Each step (denoted by a separating .) is a function that operates on the objects emitted from the previous step. There are numerous steps in the Gremlin language (see Gremlin Steps). By simply changing a step or order of the steps, different traversal semantics are enacted. The example below returns the name of all the people that have battled the same monsters as Hercules who themselves are not Hercules (i.e. "co-battlers" or perhaps, "allies").

Given that The Graph of the Gods only has one battler (Hercules), another battler (for the sake of example) is added to the graph with Gremlin showcasing how vertices and edges are added to the graph.

gremlin> theseus = graph.addVertex('human')
==>v[3328]
gremlin> theseus.property('name', 'theseus')
==>null
gremlin> cerberus = g.V().has('name', 'cerberus').next()
==>v[2816]
gremlin> battle = theseus.addEdge('battled', cerberus, 'time', 22)
==>e[7eo-2kg-iz9-268][3328-battled->2816]
gremlin> battle.values('time')
==>22

When adding a vertex, an optional vertex label can be provided.
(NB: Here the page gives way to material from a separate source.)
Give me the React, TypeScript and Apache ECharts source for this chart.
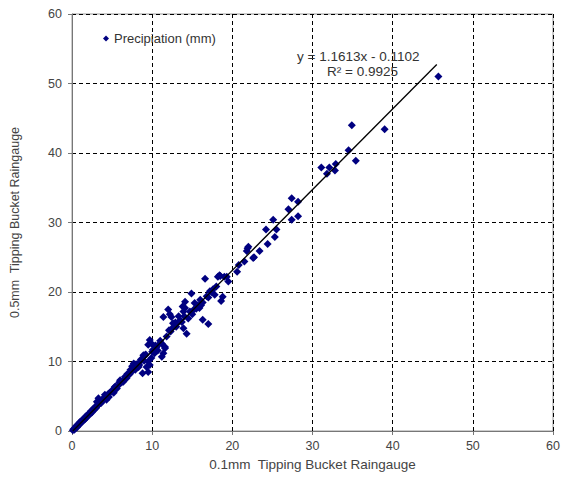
import React, { useEffect, useRef } from "react";
import * as echarts from "echarts";

const seriesName = "Precipiation (mm)";
const xTicks = [0, 10, 20, 30, 40, 50, 60];
const yTicks = [0, 10, 20, 30, 40, 50, 60];
const slope = 1.1613;
const intercept = -0.1102;
const r2 = 0.9925;
const trendRange = [0.1, 45.5];

const gauge01: number[] = [
  0.1, 0.2, 0.3, 0.4, 0.5, 0.6, 0.7, 0.8, 0.9, 1.0, 1.1, 1.2, 1.3, 1.4, 1.5, 1.6, 1.7, 1.8, 1.9, 2.0,
  2.1, 2.2, 2.3, 2.4, 2.5, 2.6, 2.7, 2.8, 2.9, 3.0, 3.1, 3.2, 3.3, 3.4, 3.5, 3.6, 3.7, 3.9, 4.0, 4.1,
  4.2, 4.3, 4.5, 4.6, 4.8, 5.0, 5.2, 5.4, 5.6, 5.8, 6.0, 6.2, 6.4, 6.6, 6.8, 7.1, 7.3, 7.5, 7.7, 7.9,
  8.1, 8.3, 8.5, 8.7, 8.9, 8.8, 9.1, 9.3, 9.5, 9.5, 9.7, 9.5, 9.7, 9.9, 9.9, 10.1, 10.3, 10.5, 10.7, 11.2,
  11.2, 11.4, 11.6, 11.6, 11.4, 12.0, 12.4, 12.2, 12.6, 12.8, 12.1, 12.5, 13.0, 13.3, 13.3, 13.7, 13.8, 13.9, 14.1, 14.1,
  13.9, 14.3, 14.5, 14.9, 15.0, 15.3, 15.5, 15.7, 15.9, 16.1, 16.3, 16.3, 16.6, 17.0, 17.0, 17.4, 17.6, 17.8, 18.0, 18.2,
  18.4, 18.5, 18.6, 18.8, 19.0, 19.3, 19.5, 20.6, 20.8, 21.5, 21.8, 21.9, 22.0, 22.6, 22.7, 23.4, 24.2, 24.4, 25.1, 25.3,
  25.5, 27.0, 27.4, 27.4, 28.2, 28.2, 31.1, 31.8, 32.1, 32.8, 32.9, 34.5, 34.9, 35.4, 39.0, 45.7,
  0.3, 0.5, 0.8, 1.0, 1.2, 1.5, 1.7, 2.0, 2.2, 2.5, 2.7, 3.0, 3.3, 3.6, 3.8, 4.1, 4.4, 4.7, 5.0, 5.3,
  5.5, 5.9, 6.1, 6.5, 6.9, 7.2, 7.6, 8.0, 8.4, 8.6, 9.0, 9.2, 10.0, 10.4, 10.8, 11.0, 11.8, 12.3, 12.9, 13.5,
  14.0, 14.7, 15.2, 16.0, 16.8, 17.2,
];
const gauge05: number[] = [
  0.1, 0.3, 0.2, 0.5, 0.6, 0.5, 0.9, 0.8, 1.1, 1.0, 1.3, 1.5, 1.4, 1.6, 1.8, 1.7, 2.1, 1.9, 2.2, 2.4,
  2.3, 2.6, 2.5, 2.9, 2.7, 3.0, 3.2, 3.1, 3.5, 3.3, 4.2, 3.7, 4.7, 3.9, 4.2, 4.0, 4.4, 4.5, 4.8, 5.2,
  4.7, 4.5, 5.3, 4.9, 5.6, 5.7, 5.5, 6.4, 6.1, 6.6, 7.3, 7.0, 7.1, 7.8, 7.6, 8.1, 8.8, 9.3, 9.7, 8.8,
  9.4, 9.2, 10.0, 10.2, 10.9, 8.3, 10.9, 9.2, 8.5, 12.4, 13.1, 10.0, 9.5, 10.5, 12.6, 11.7, 11.2, 12.0, 11.6, 12.6,
  10.7, 11.2, 12.1, 11.9, 16.4, 17.5, 16.4, 16.8, 15.5, 15.3, 14.5, 14.8, 15.0, 15.7, 16.5, 15.7, 17.9, 14.8, 17.7, 18.6,
  17.2, 14.0, 16.2, 19.8, 16.8, 18.4, 17.6, 18.1, 17.7, 18.1, 18.5, 16.0, 21.9, 15.4, 19.2, 20.0, 20.4, 19.6, 20.8, 22.2,
  22.4, 22.3, 18.7, 19.3, 22.2, 22.2, 21.5, 22.9, 23.9, 24.4, 25.9, 26.3, 26.5, 24.9, 25.0, 25.9, 29.0, 26.9, 30.4, 27.9,
  29.0, 31.9, 33.5, 30.4, 33.0, 30.9, 37.9, 37.0, 37.9, 37.5, 38.4, 40.4, 44.0, 38.9, 43.4, 51.0,
  0.2, 0.7, 0.9, 1.3, 1.3, 1.6, 2.0, 2.3, 2.5, 2.9, 3.2, 3.4, 3.9, 4.1, 4.3, 4.9, 5.0, 5.5, 5.8, 6.3,
  6.2, 7.0, 7.0, 7.4, 8.2, 8.2, 8.7, 9.6, 9.5, 10.3, 10.1, 11.0, 11.4, 12.3, 12.4, 13.0, 13.6, 14.3, 15.6, 15.9,
  16.5, 17.2, 17.5, 18.9, 19.4, 20.1,
];

const FONT = "'Liberation Sans', Arial, sans-serif";

export default function App() {
  const ref = useRef<HTMLDivElement>(null);
  useEffect(() => {
    if (!ref.current) return;
    const chart = echarts.init(ref.current, undefined, { renderer: "svg" });
    const points = gauge01.map((x, i) => [x, gauge05[i]]);
    const trend = trendRange.map((x) => [x, slope * x + intercept]);
    chart.setOption({
      animation: false,
      backgroundColor: "#fff",
      grid: {
        left: 70,
        right: 10,
        top: 14,
        bottom: 51,
        show: true,
        borderColor: "#999",
        borderWidth: 1,
      },
      legend: {
        data: [seriesName],
        left: 103,
        top: 32,
        padding: 0,
        icon: "diamond",
        itemWidth: 6,
        itemHeight: 6,
        itemGap: 4,
        itemStyle: { opacity: 1 },
        textStyle: { fontFamily: FONT, fontSize: 13, color: "#333" },
      },
      xAxis: {
        type: "value",
        min: xTicks[0],
        max: xTicks[xTicks.length - 1],
        interval: 10,
        name: "0.1mm  Tipping Bucket Raingauge",
        nameLocation: "middle",
        nameGap: 26,
        nameTextStyle: { fontFamily: FONT, fontSize: 13.5, color: "#444" },
        axisLine: { show: true, lineStyle: { color: "#777", width: 1 } },
        axisTick: { show: true, inside: false, length: 4, lineStyle: { color: "#777" } },
        axisLabel: { fontFamily: FONT, fontSize: 12.5, color: "#444", margin: 8 },
        splitLine: { show: true, lineStyle: { color: "#000", type: [4, 3], width: 1 } },
      },
      yAxis: {
        type: "value",
        min: yTicks[0],
        max: yTicks[yTicks.length - 1],
        interval: 10,
        name: "0.5mm  Tipping Bucket Raingauge",
        nameLocation: "middle",
        nameGap: 51,
        nameTextStyle: { fontFamily: FONT, fontSize: 12.5, color: "#444" },
        axisLine: { show: true, lineStyle: { color: "#777", width: 1 } },
        axisTick: { show: true, inside: false, length: 4, lineStyle: { color: "#777" } },
        axisLabel: { fontFamily: FONT, fontSize: 12.5, color: "#444", margin: 10 },
        splitLine: { show: true, lineStyle: { color: "#000", type: [4, 3], width: 1 } },
      },
      series: [
        {
          name: seriesName,
          type: "scatter",
          symbol: "diamond",
          symbolSize: 8,
          itemStyle: { color: "#000080", opacity: 1 },
          data: points,
          z: 3,
        },
        {
          name: "trend",
          type: "line",
          showSymbol: false,
          symbol: "none",
          lineStyle: { color: "#000", width: 1.3 },
          data: trend,
          z: 4,
        },
      ],
      graphic: [
        {
          type: "text",
          left: 297,
          top: 49,
          style: {
            text: `y = ${slope}x - ${Math.abs(intercept)}`,
            fontFamily: FONT,
            fontSize: 13.5,
            fill: "#333",
          },
          z: 10,
        },
        {
          type: "text",
          left: 327,
          top: 64,
          style: {
            text: `R² = ${r2}`,
            fontFamily: FONT,
            fontSize: 13.5,
            fill: "#333",
          },
          z: 10,
        },
      ],
    });
    return () => chart.dispose();
  }, []);
  return <div ref={ref} style={{ width: 563, height: 482, position: "absolute", left: 0, top: 0 }} />;
}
An edge label must be specified when adding edges. Properties as key-value pairs can be set on both vertices and edges. When a property key is defined with SET or LIST cardinality, addProperty must be used when adding a respective property to a vertex.

gremlin> g.V(hercules).as('h').out('battled').in('battled').where(neq('h')).values('name')
==>theseus

The example above has 4 chained functions: out, in, except, and values (i.e. name is shorthand for values('name')). The function signatures of each are itemized below, where V is vertex and U is any object, where V is a subset of U.

  1. out: V -> V
  2. in: V -> V
  3. except: U -> U
  4. values: V -> U

When chaining together functions, the incoming type must match the outgoing type, where U matches anything. Thus, the "co-battled/ally" traversal above is correct.

[Note]Note

The Gremlin overview presented in this section focused on the Gremlin-Groovy language implementation. Additional JVM language implementations of Gremlin are available.